I was so excited that day that I refused to take them off before bed, running my hands over the nubby suede toe and staring at the gold-foiled “SAMBA” stamped on the sides before pulling the covers over the glorious kicks that were going to propel me into the “cool” group at school the next day.
I can confidently report those shoes didn’t change my social status, but I still loved them. So I can understand my co-worker’s obsession with sneakers just a little bit.
Managing editor Jason Brill talks to me about sneakers — Yeezys, Air Jordans and LeBrons — pretty much every day. He also wears sneakers almost on the daily.
Most days I nod my head politely as he spouts off details about the pair he’s wearing (yellow Saucony Jazz Originals, a collaboration with a since-closed shop in South Carolina as a tribute to the state’s mustard-based barbecue sauce) or a pair he recently bought (white Air Force 1 lows, a collab with fashion designer John Elliott).
Sometimes I can’t feign interest. Some look like every other white sneaker or crazy colorful shoe my brother would buy at Famous Footwear. I have a hard time seeing the story behind the kicks.

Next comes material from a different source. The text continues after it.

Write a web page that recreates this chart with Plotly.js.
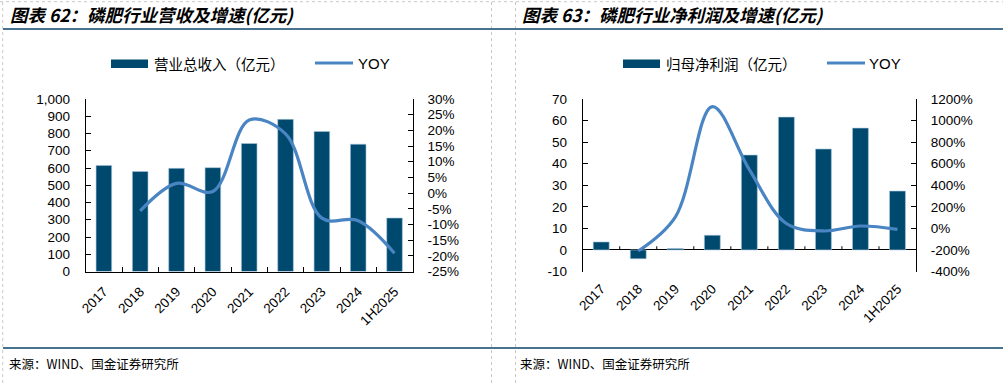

But for Jason, who really started getting into sneakers in 2015 and now owns 24 pairs, he truly understands the craftmanship, details and artistry that goes into each pair.
“It’s sort of like appreciating art or music,” he says. “There’s a lot that can go into sneaker design — the mix of color or materials, the story the designer is trying to tell.”
After reading “Sole Society,” I’m starting to see why Jason and the 10 sneakerheads we feature are passionate about their kicks. Sure, it’s about the hype (Jason’s currently got his eye on a pair of Air Jordan 1 “Reverse Banned”), but many times it’s about that personal connection behind the shoe, how it makes you feel or the confidence a sneaker can give you. Anyone can relate to that.
“They may just seem like shoes,” Jason says, “but my sneakers tell part of my story.”